I'm new to Elixir but I've definitely run into the "byzantine case-clause" issue and it can be very annoying. My case was very similar to the example: pulling something from a form, validating the format, validating it in the database, and returning something. All failable, single-purpose functions in sequence to narrow down the result.

I grappled between using a monad macro library[0] to simplify `{:ok, _}`/`{:error, _}` signatures versus just raising exceptions. I ended up doing the latter for the additional benefit of stack traces. Exceptions seem culturally discouraged in Elixir, though I don't quite grok why yet.

Out of curiosity, would you be willing to show how you might refactor the post's "create_organization" example?

[0] https://github.com/rmies/monad



Exceptions are not discouraged, using them for flow control is. There are I think a few reasons why exceptions are a being a little frowned upon.

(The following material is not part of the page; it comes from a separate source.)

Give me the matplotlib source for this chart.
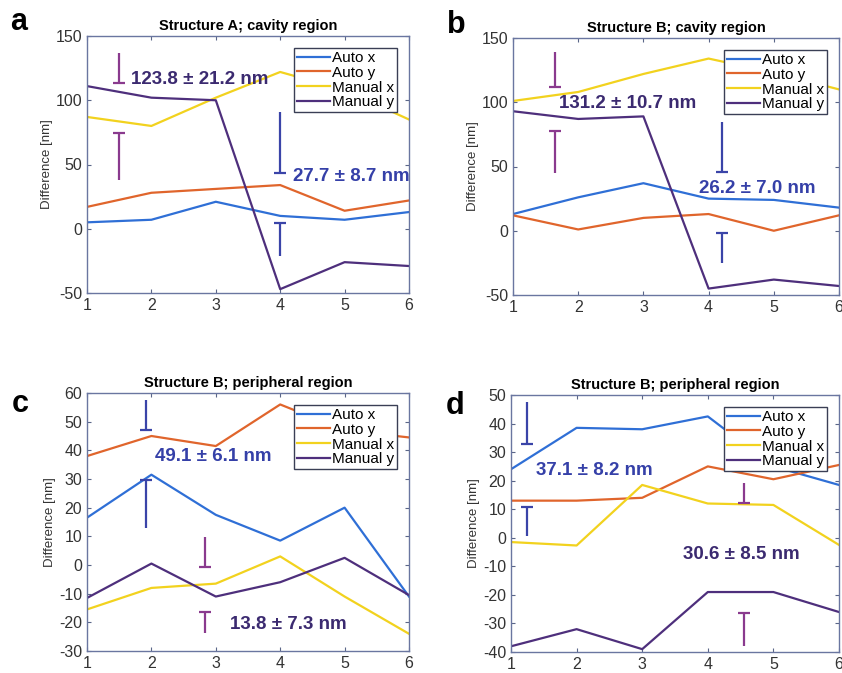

The first one is that usually we do not want to rescue them, the let it crash philosophy. If an error happens, the the process will crash, it will be restarted, the error will be logged, and everyone will be happy.

In the case we really do want to handle an error, we can usually just use `case` or `with`, which are simpler, avoids to rescuing something we did not expect, as well as some pitfalls, for example the fact that recursive calls inside a `try` cannot be optimized to be tail-recursive, which can be an issue depending on the case.

However, I think it is fine to use exceptions if it can avoid deeply nested code, which was probably your case.